We’re also running team games during word wars at write ins, and that means more word wars, more chances to win swag, more chances to get a ton of words.  And you’ll have your teammates to cheer you on and your opponents to razz you on to victory.

Next is the word war with Seattle.  You don’t have to DO anything extra.  Everybody in the region is already taking part.  To check how we’re doing, there is a thread in the forum with a widget that shows who’s ahead.  You can razz Seattlites in that thread, or in the companion thread over in their forum.

Now, we’re fairly behind right now, but that’s all right.  Last year they were WAY further ahead!  And it’s all in good fun.  You can look at that widget and think, how many words would I have to write to raise that average?  Am I pulling us up or down?  Use that energy!

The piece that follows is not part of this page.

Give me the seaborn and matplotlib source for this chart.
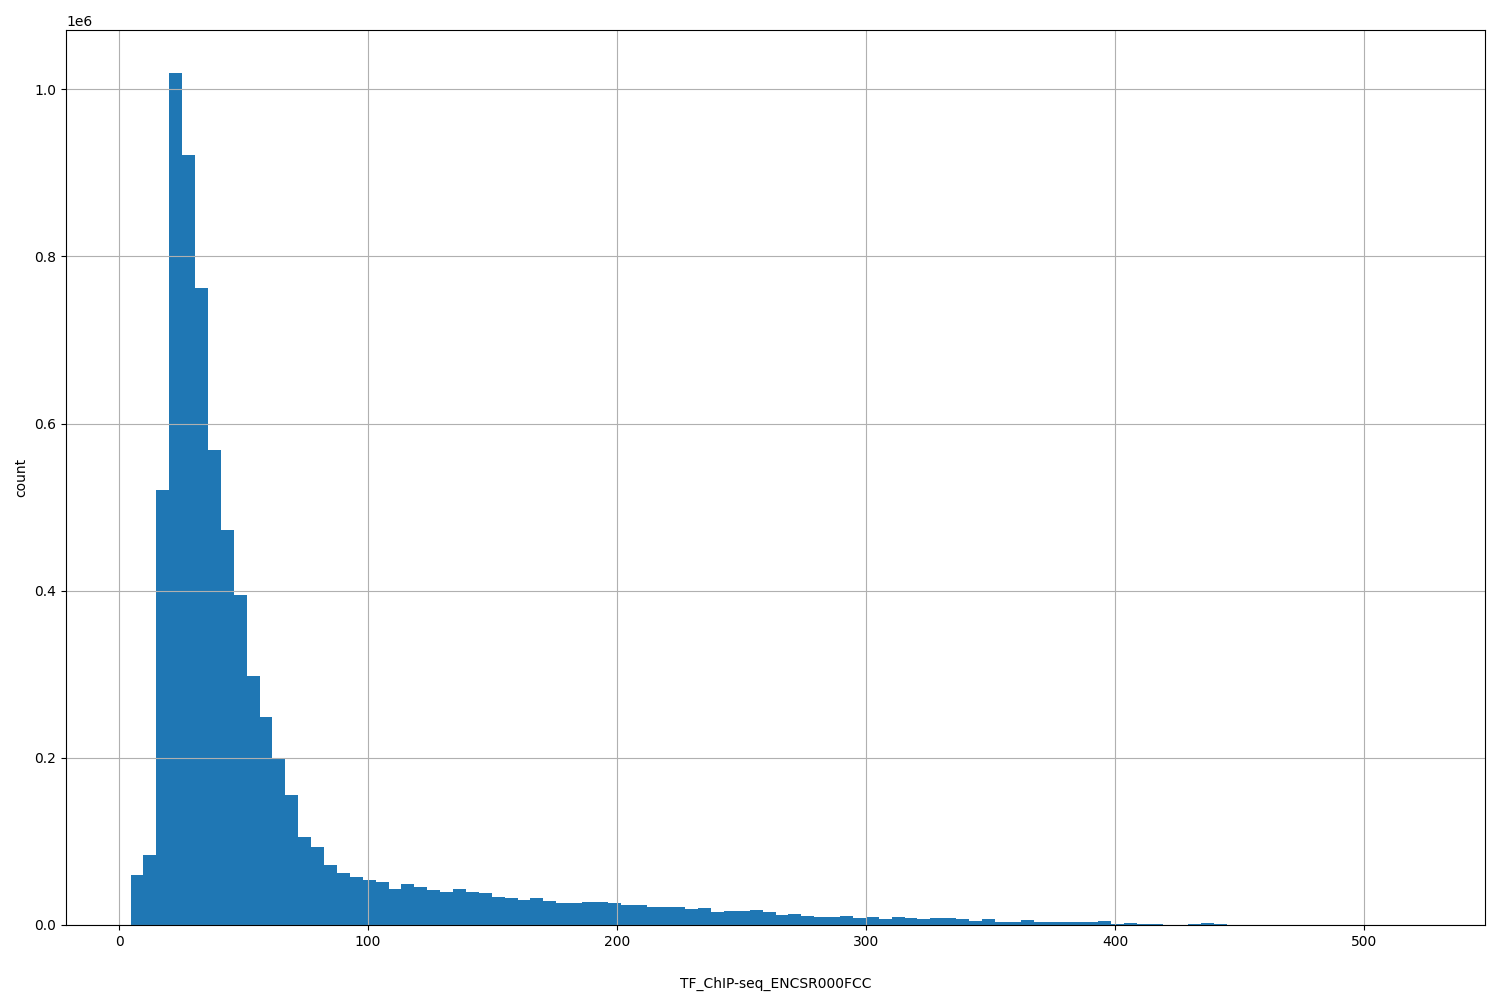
import numpy as np
import pandas as pd
import matplotlib
matplotlib.use("Agg")
import matplotlib.pyplot as plt
import seaborn as sns

# histogram counts (millions), 100 equal bins
bin_start = 4.6
bin_stop = 522.6
counts_m = [
    0.060, 0.084, 0.520, 1.020, 0.922, 0.762, 0.568, 0.473, 0.395, 0.298,
    0.249, 0.200, 0.156, 0.105, 0.093, 0.072, 0.062, 0.057, 0.054, 0.051,
    0.043, 0.049, 0.045, 0.042, 0.040, 0.043, 0.040, 0.038, 0.034, 0.032,
    0.030, 0.032, 0.029, 0.026, 0.026, 0.027, 0.027, 0.026, 0.024, 0.024,
    0.021, 0.022, 0.022, 0.019, 0.020, 0.016, 0.017, 0.017, 0.018, 0.016,
    0.012, 0.013, 0.011, 0.010, 0.010, 0.011, 0.008, 0.009, 0.007, 0.009,
    0.008, 0.007, 0.008, 0.008, 0.007, 0.005, 0.007, 0.004, 0.004, 0.006,
    0.004, 0.003, 0.004, 0.004, 0.004, 0.005, 0.001, 0.002, 0.001, 0.001,
    0.0005, 0.0003, 0.001, 0.002, 0.001, 0.0003, 0.0002, 0.0002, 0.0001, 0.0001,
    0.0001, 0.0001, 0.0001, 0.0001, 0.0001, 0.0001, 0.0001, 0.0001, 0.0001, 0.0001,
]

n_bins = len(counts_m)
width = (bin_stop - bin_start) / n_bins
df = pd.DataFrame({
    "value": bin_start + width * (np.arange(n_bins) + 0.5),
    "w": np.array(counts_m) * 1e6,
})

fig, ax = plt.subplots(figsize=(15, 10), dpi=100)
sns.histplot(data=df, x="value", weights="w", bins=n_bins,
             binrange=(bin_start, bin_stop), ax=ax,
             color="#1f77b4", alpha=1.0, edgecolor="none", linewidth=0)
ax.grid(True, color="#b0b0b0", linewidth=0.8)
ax.set_xlabel("TF_ChIP-seq_ENCSR000FCC", labelpad=20)
ax.set_ylabel("count")
ax.ticklabel_format(axis="y", style="sci", scilimits=(0, 0))
ax.margins(x=0.05)
fig.subplots_adjust(left=0.044, right=0.99, top=0.97, bottom=0.075)
fig.savefig("out.png", dpi=100)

Finally, nemeses.  Having a nemesis is a direct way to compete with one or more individual people, and that can be a major motivator.  If you signed up for the Team Championship during the first few days, you were paired up with someone from each other team to fight.  If you signed up after that, you weren’t assigned a nemesis, but there’s no reason that you can’t find your own!  There should be a thread up in the forum in the next day or two to let people match themselves.

About twice as many people signed up from Seattle as Detroit to have a nemesis (no surprise, seeing as they have so many more people than we do) so there are some unmatched Seattlites looking for people to fight.  There’s a thread up in the forum by the Seattle ML who you can message to get yourself a nemesis.  I’m sure they would be very appreciative to have some more people to participate.  I messaged them yesterday to ask for FOUR additional nemeses, but I think they’re scared of my crazy self because I haven’t heard back yet.

All of these things are ways to add a little external competition into what is primarily a personal challenge.  If you’re the sort of person motivated by competition, this is a great way to get your word count up.  If it’s not, it can still just be good fun, especially if you naturally contain high levels of sass.